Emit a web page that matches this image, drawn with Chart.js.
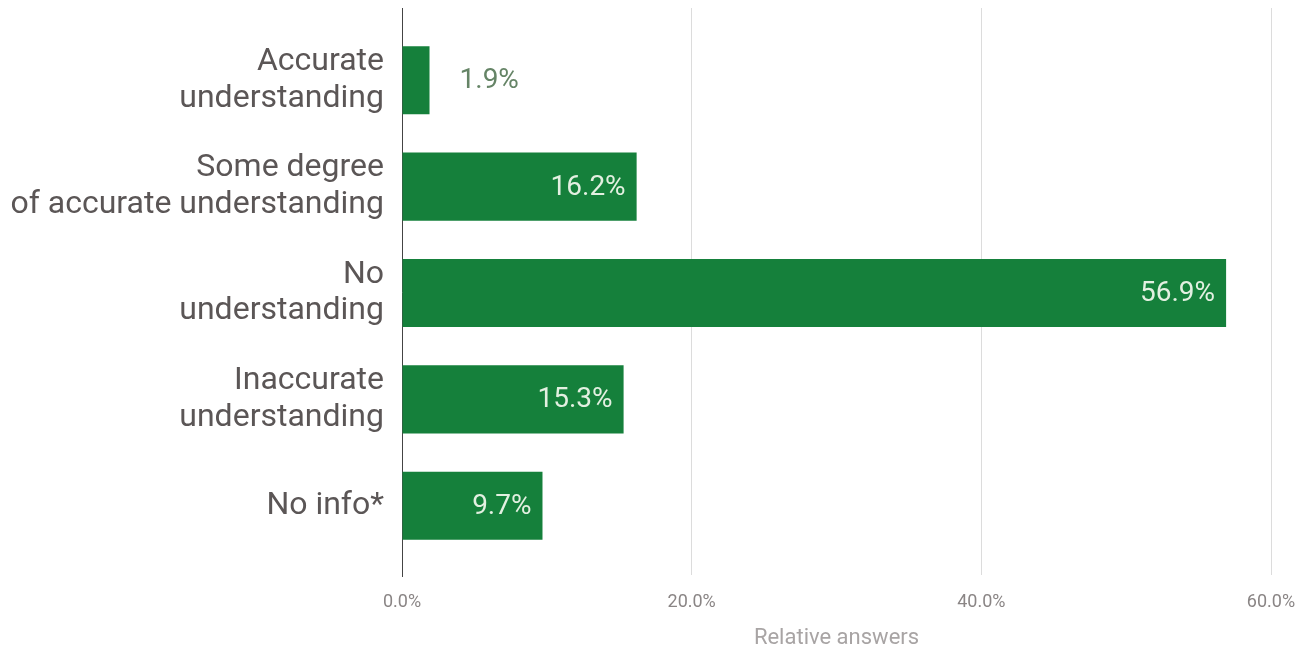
<!DOCTYPE html>
<html>
<head>
<meta charset="utf-8">
<script src="https://cdn.jsdelivr.net/npm/chart.js@4/dist/chart.umd.min.js"></script>
<style>
html,body{margin:0;padding:0;background:#fff;}
#wrap{width:1309px;height:653px;position:relative;}
</style>
</head>
<body>
<div id="wrap"><canvas id="c" width="1309" height="653"></canvas></div>
<script>
const categories = [
  ["Accurate", "understanding"],
  ["Some degree", "of accurate understanding"],
  ["No", "understanding"],
  ["Inaccurate", "understanding"],
  ["No info*"]
];
const values = [1.9, 16.2, 56.9, 15.3, 9.7];
const xTicks = [0, 20, 40, 60];
const axisTitle = "Relative answers";

const barColor = '#15803b';

function alignPx(p) { return Math.round(p - 0.5) + 0.5; }

const extendLines = {
  id: 'extendLines',
  beforeDatasetsDraw(chart) {
    const ctx = chart.ctx, a = chart.chartArea, xs = chart.scales.x;
    ctx.save();
    ctx.lineWidth = 1;
    xs.ticks.forEach(t => {
      if (t.value === 0) return;
      const x = alignPx(xs.getPixelForValue(t.value));
      ctx.strokeStyle = '#dcdcdc';
      ctx.beginPath(); ctx.moveTo(x, 8); ctx.lineTo(x, a.top + 1); ctx.stroke();
    });
    const x0 = alignPx(xs.getPixelForValue(0));
    ctx.strokeStyle = '#444';
    ctx.beginPath(); ctx.moveTo(x0, 8); ctx.lineTo(x0, 577); ctx.stroke();
    ctx.restore();
  }
};

const valueLabels = {
  id: 'valueLabels',
  afterDatasetsDraw(chart) {
    const ctx = chart.ctx;
    const meta = chart.getDatasetMeta(0);
    ctx.save();
    ctx.font = '28px Roboto';
    ctx.textBaseline = 'middle';
    meta.data.forEach((bar, i) => {
      const txt = values[i].toFixed(1) + '%';
      const w = ctx.measureText(txt).width;
      const barW = bar.x - bar.base;
      if (barW > w + 20) {
        ctx.fillStyle = '#e3f0e1';
        ctx.textAlign = 'right';
        ctx.fillText(txt, bar.x - 11, bar.y + 1);
      } else {
        ctx.fillStyle = '#658466';
        ctx.textAlign = 'left';
        ctx.fillText(txt, bar.x + 30, bar.y + 1);
      }
    });
    ctx.restore();
  }
};

new Chart(document.getElementById('c'), {
  type: 'bar',
  data: {
    labels: categories,
    datasets: [{
      data: values,
      backgroundColor: barColor,
      borderWidth: 0,
      categoryPercentage: 1,
      barPercentage: 0.64
    }]
  },
  options: {
    indexAxis: 'y',
    responsive: false,
    animation: false,
    layout: { padding: { top: 27, right: 38, left: 0, bottom: 0 } },
    plugins: { legend: { display: false }, tooltip: { enabled: false } },
    scales: {
      x: {
        min: 0, max: 60,
        afterBuildTicks(s) { s.ticks = xTicks.map(v => ({ value: v })); },
        afterFit(s) { s.height = 94; s.paddingLeft = 0; s.paddingRight = 0; },
        grid: { color: '#dcdcdc', tickLength: 16, drawOnChartArea: true },
        border: { display: false },
        ticks: {
          color: '#8a8585', font: { family: 'Roboto', size: 18 }, padding: 17,
          callback: v => v.toFixed(1) + '%'
        },
        title: {
          display: true, text: axisTitle, color: '#a8a4a4',
          font: { family: 'Roboto', size: 22 }, padding: { top: 0, bottom: 1 }
        }
      },
      y: {
        afterFit(s) { s.width = 402; s.paddingTop = 0; s.paddingBottom = 0; },
        grid: { display: false },
        border: { display: false },
        ticks: {
          color: '#5b5656', font: { family: 'Roboto', size: 32, lineHeight: 1.15 }, padding: 10
        }
      }
    }
  },
  plugins: [extendLines, valueLabels]
});
</script>
</body>
</html>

What to work on ->
Leave out all pictures, then copy the remaining material exactly.

Task result ->
Emit a web page that matches this image, drawn with Chart.js.
<!DOCTYPE html>
<html>
<head>
<meta charset="utf-8">
<script src="https://cdn.jsdelivr.net/npm/chart.js@4/dist/chart.umd.min.js"></script>
<style>
html,body{margin:0;padding:0;background:#fff;}
#wrap{width:1309px;height:653px;position:relative;}
</style>
</head>
<body>
<div id="wrap"><canvas id="c" width="1309" height="653"></canvas></div>
<script>
const categories = [
  ["Accurate", "understanding"],
  ["Some degree", "of accurate understanding"],
  ["No", "understanding"],
  ["Inaccurate", "understanding"],
  ["No info*"]
];
const values = [1.9, 16.2, 56.9, 15.3, 9.7];
const xTicks = [0, 20, 40, 60];
const axisTitle = "Relative answers";

const barColor = '#15803b';

function alignPx(p) { return Math.round(p - 0.5) + 0.5; }

const extendLines = {
  id: 'extendLines',
  beforeDatasetsDraw(chart) {
    const ctx = chart.ctx, a = chart.chartArea, xs = chart.scales.x;
    ctx.save();
    ctx.lineWidth = 1;
    xs.ticks.forEach(t => {
      if (t.value === 0) return;
      const x = alignPx(xs.getPixelForValue(t.value));
      ctx.strokeStyle = '#dcdcdc';
      ctx.beginPath(); ctx.moveTo(x, 8); ctx.lineTo(x, a.top + 1); ctx.stroke();
    });
    const x0 = alignPx(xs.getPixelForValue(0));
    ctx.strokeStyle = '#444';
    ctx.beginPath(); ctx.moveTo(x0, 8); ctx.lineTo(x0, 577); ctx.stroke();
    ctx.restore();
  }
};

const valueLabels = {
  id: 'valueLabels',
  afterDatasetsDraw(chart) {
    const ctx = chart.ctx;
    const meta = chart.getDatasetMeta(0);
    ctx.save();
    ctx.font = '28px Roboto';
    ctx.textBaseline = 'middle';
    meta.data.forEach((bar, i) => {
      const txt = values[i].toFixed(1) + '%';
      const w = ctx.measureText(txt).width;
      const barW = bar.x - bar.base;
      if (barW > w + 20) {
        ctx.fillStyle = '#e3f0e1';
        ctx.textAlign = 'right';
        ctx.fillText(txt, bar.x - 11, bar.y + 1);
      } else {
        ctx.fillStyle = '#658466';
        ctx.textAlign = 'left';
        ctx.fillText(txt, bar.x + 30, bar.y + 1);
      }
    });
    ctx.restore();
  }
};

new Chart(document.getElementById('c'), {
  type: 'bar',
  data: {
    labels: categories,
    datasets: [{
      data: values,
      backgroundColor: barColor,
      borderWidth: 0,
      categoryPercentage: 1,
      barPercentage: 0.64
    }]
  },
  options: {
    indexAxis: 'y',
    responsive: false,
    animation: false,
    layout: { padding: { top: 27, right: 38, left: 0, bottom: 0 } },
    plugins: { legend: { display: false }, tooltip: { enabled: false } },
    scales: {
      x: {
        min: 0, max: 60,
        afterBuildTicks(s) { s.ticks = xTicks.map(v => ({ value: v })); },
        afterFit(s) { s.height = 94; s.paddingLeft = 0; s.paddingRight = 0; },
        grid: { color: '#dcdcdc', tickLength: 16, drawOnChartArea: true },
        border: { display: false },
        ticks: {
          color: '#8a8585', font: { family: 'Roboto', size: 18 }, padding: 17,
          callback: v => v.toFixed(1) + '%'
        },
        title: {
          display: true, text: axisTitle, color: '#a8a4a4',
          font: { family: 'Roboto', size: 22 }, padding: { top: 0, bottom: 1 }
        }
      },
      y: {
        afterFit(s) { s.width = 402; s.paddingTop = 0; s.paddingBottom = 0; },
        grid: { display: false },
        border: { display: false },
        ticks: {
          color: '#5b5656', font: { family: 'Roboto', size: 32, lineHeight: 1.15 }, padding: 10
        }
      }
    }
  },
  plugins: [extendLines, valueLabels]
});
</script>
</body>
</html>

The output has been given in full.